When you are moving from one apartment to another, you may want your security deposit back so you may apply it to your next apartment. However, your landlord might wish to keep the security deposit and assert that you have forfeited the right to the deposit. Whether or not you get your deposit back will depend on the evidence you will be able to bring forward and whether you are working with a landlord-tenant lawyer.
Reasons Why the Landlord is Allowed to Keep the Security Deposit
If you have unpaid rent, the landlord may be able to keep the security deposit. Therefore, you would need to provide evidence that you did not have a balance due before you would be allowed to receive the deposit back on these grounds. If you feel like you do not have the documentation necessary to prove this, make sure to bring this up with your landlord-tenant lawyer.
Another reason why a landlord may be able to keep your rent is if you left the building damaged. In these cases, you will need to provide evidence that your apartment wasn't damaged, that the damage was normal wear and tear, or that the damage existed before you moved into the apartment. Taking before and after photographs can help you prove your version of the events. A landlord-tenant lawyer may also have ideas for how you may be able to prove that you didn't damage your apartment. You may have also withheld your rent because the apartment had damage that your tenant did not repair.
Some landlords may claim that they were forced to pay for damage when there was no actual damage done to the property. For example, your landlord might claim that they had to hire a contractor to repair the walls of your house when they do not have legal documentation to prove that such repairs were ever performed.

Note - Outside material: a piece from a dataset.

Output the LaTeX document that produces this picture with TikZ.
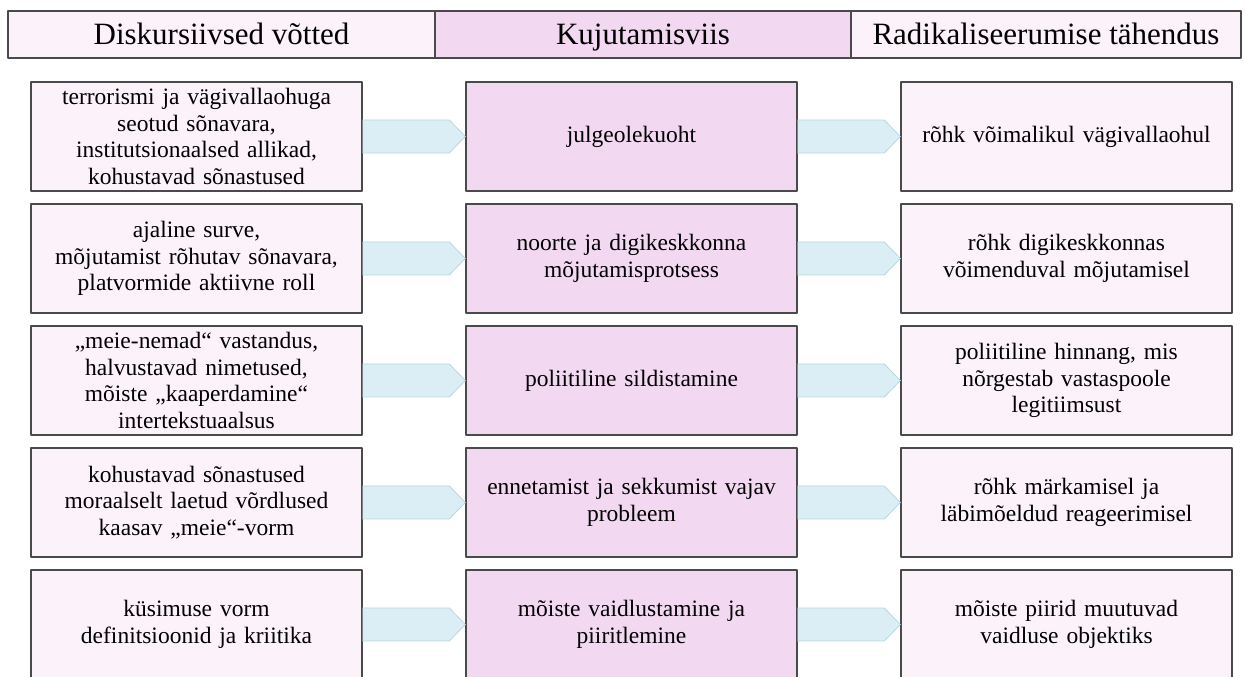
\documentclass[tikz,border=0pt]{standalone}
\usepackage{fontspec}
\setmainfont{Liberation Serif}
\definecolor{lightpink}{HTML}{FBF2FA}
\definecolor{midpink}{HTML}{F2D9F1}
\definecolor{boxline}{HTML}{4A4A4A}
\definecolor{chevfill}{HTML}{DCEEF5}
\definecolor{chevline}{HTML}{B7D6E0}
\tikzset{
  headcell/.style={draw=boxline,line width=1.4pt,minimum height=47pt,inner sep=0pt,text height=20.5pt,text depth=0pt,font=\fontsize{31}{34}\selectfont},
  vbox/.style={draw=boxline,fill=lightpink,line width=1.4pt,minimum width=331pt,minimum height=109pt,text width=325pt,align=center,inner sep=0pt,font=\fontsize{23.5}{26.7}\selectfont},
  kbox/.style={vbox,fill=midpink},
  chev/.style={draw=chevline,fill=chevfill,line width=0.8pt,line join=miter}
}

\begin{document}
\begin{tikzpicture}[line cap=round,line join=round,x=1pt,y=1pt]
      \useasboundingbox (0,0) rectangle (1245,677);
      \clip (0,0) rectangle (1245,677);
      % header
      \node[headcell,fill=lightpink,minimum width=427pt] (hv) at (221.5,642.5) {Diskursiivsed võtted};
      \node[headcell,fill=midpink,minimum width=416pt] (hk) at (643,642.5) {Kujutamisviis};
      \node[headcell,fill=lightpink,minimum width=390pt] (hr) at (1046,642.5) {Radikaliseerumise tähendus};
      % left column
      \node[vbox] (v1) at (196.5,540.5) {terrorismi ja vägivallaohuga\\seotud sõnavara,\\institutsionaalsed allikad,\\kohustavad sõnastused};
      \node[vbox] (v2) at (196.5,418.5) {ajaline surve,\\mõjutamist rõhutav sõnavara,\\platvormide aktiivne roll};
      \node[vbox] (v3) at (196.5,296.5) {„meie-nemad“ vastandus,\\halvustavad nimetused,\\mõiste „kaaperdamine“\\intertekstuaalsus};
      \node[vbox] (v4) at (196.5,174.5) {kohustavad sõnastused\\moraalselt laetud võrdlused\\kaasav „meie“-vorm};
      \node[vbox] (v5) at (196.5,52.5) {küsimuse vorm\\definitsioonid ja kriitika};
      % middle column
      \node[kbox] (k1) at (631.5,540.5) {julgeolekuoht};
      \node[kbox] (k2) at (631.5,418.5) {noorte ja digikeskkonna\\mõjutamisprotsess};
      \node[kbox] (k3) at (631.5,296.5) {poliitiline sildistamine};
      \node[kbox] (k4) at (631.5,174.5) {ennetamist ja sekkumist vajav\\probleem};
      \node[kbox] (k5) at (631.5,52.5) {mõiste vaidlustamine ja\\piiritlemine};
      % right column
      \node[vbox] (r1) at (1066.5,540.5) {rõhk võimalikul vägivallaohul};
      \node[vbox] (r2) at (1066.5,418.5) {rõhk digikeskkonnas\\võimenduval mõjutamisel};
      \node[vbox] (r3) at (1066.5,296.5) {poliitiline hinnang, mis\\nõrgestab vastaspoole\\legitiimsust};
      \node[vbox] (r4) at (1066.5,174.5) {rõhk märkamisel ja\\läbimõeldud reageerimisel};
      \node[vbox] (r5) at (1066.5,52.5) {mõiste piirid muutuvad\\vaidluse objektiks};
      % arrows
      \draw[chev] ([yshift=16.5pt]v1.east) -- ([xshift=-16pt,yshift=16.5pt]k1.west) -- (k1.west) -- ([xshift=-16pt,yshift=-16.5pt]k1.west) -- ([yshift=-16.5pt]v1.east);
      \draw[chev] ([yshift=16.5pt]v2.east) -- ([xshift=-16pt,yshift=16.5pt]k2.west) -- (k2.west) -- ([xshift=-16pt,yshift=-16.5pt]k2.west) -- ([yshift=-16.5pt]v2.east);
      \draw[chev] ([yshift=16.5pt]v3.east) -- ([xshift=-16pt,yshift=16.5pt]k3.west) -- (k3.west) -- ([xshift=-16pt,yshift=-16.5pt]k3.west) -- ([yshift=-16.5pt]v3.east);
      \draw[chev] ([yshift=16.5pt]v4.east) -- ([xshift=-16pt,yshift=16.5pt]k4.west) -- (k4.west) -- ([xshift=-16pt,yshift=-16.5pt]k4.west) -- ([yshift=-16.5pt]v4.east);
      \draw[chev] ([yshift=16.5pt]v5.east) -- ([xshift=-16pt,yshift=16.5pt]k5.west) -- (k5.west) -- ([xshift=-16pt,yshift=-16.5pt]k5.west) -- ([yshift=-16.5pt]v5.east);
      \draw[chev] ([yshift=16.5pt]k1.east) -- ([xshift=-16pt,yshift=16.5pt]r1.west) -- (r1.west) -- ([xshift=-16pt,yshift=-16.5pt]r1.west) -- ([yshift=-16.5pt]k1.east);
      \draw[chev] ([yshift=16.5pt]k2.east) -- ([xshift=-16pt,yshift=16.5pt]r2.west) -- (r2.west) -- ([xshift=-16pt,yshift=-16.5pt]r2.west) -- ([yshift=-16.5pt]k2.east);
      \draw[chev] ([yshift=16.5pt]k3.east) -- ([xshift=-16pt,yshift=16.5pt]r3.west) -- (r3.west) -- ([xshift=-16pt,yshift=-16.5pt]r3.west) -- ([yshift=-16.5pt]k3.east);
      \draw[chev] ([yshift=16.5pt]k4.east) -- ([xshift=-16pt,yshift=16.5pt]r4.west) -- (r4.west) -- ([xshift=-16pt,yshift=-16.5pt]r4.west) -- ([yshift=-16.5pt]k4.east);
      \draw[chev] ([yshift=16.5pt]k5.east) -- ([xshift=-16pt,yshift=16.5pt]r5.west) -- (r5.west) -- ([xshift=-16pt,yshift=-16.5pt]r5.west) -- ([yshift=-16.5pt]k5.east);
    \end{tikzpicture}
\end{document}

Consider Threatening Legal Action
Talk to your lawyer about whether threatening legal action would be the appropriate next step. If you threaten legal action, this could be enough to encourage your landlord to hand over the security deposit. Provide your landlord with a date in which they must return the security deposit so you may have a timeline for taking legal action. If your landlord still refuses, you can always recoup your losses by suing the landlord in small claims court.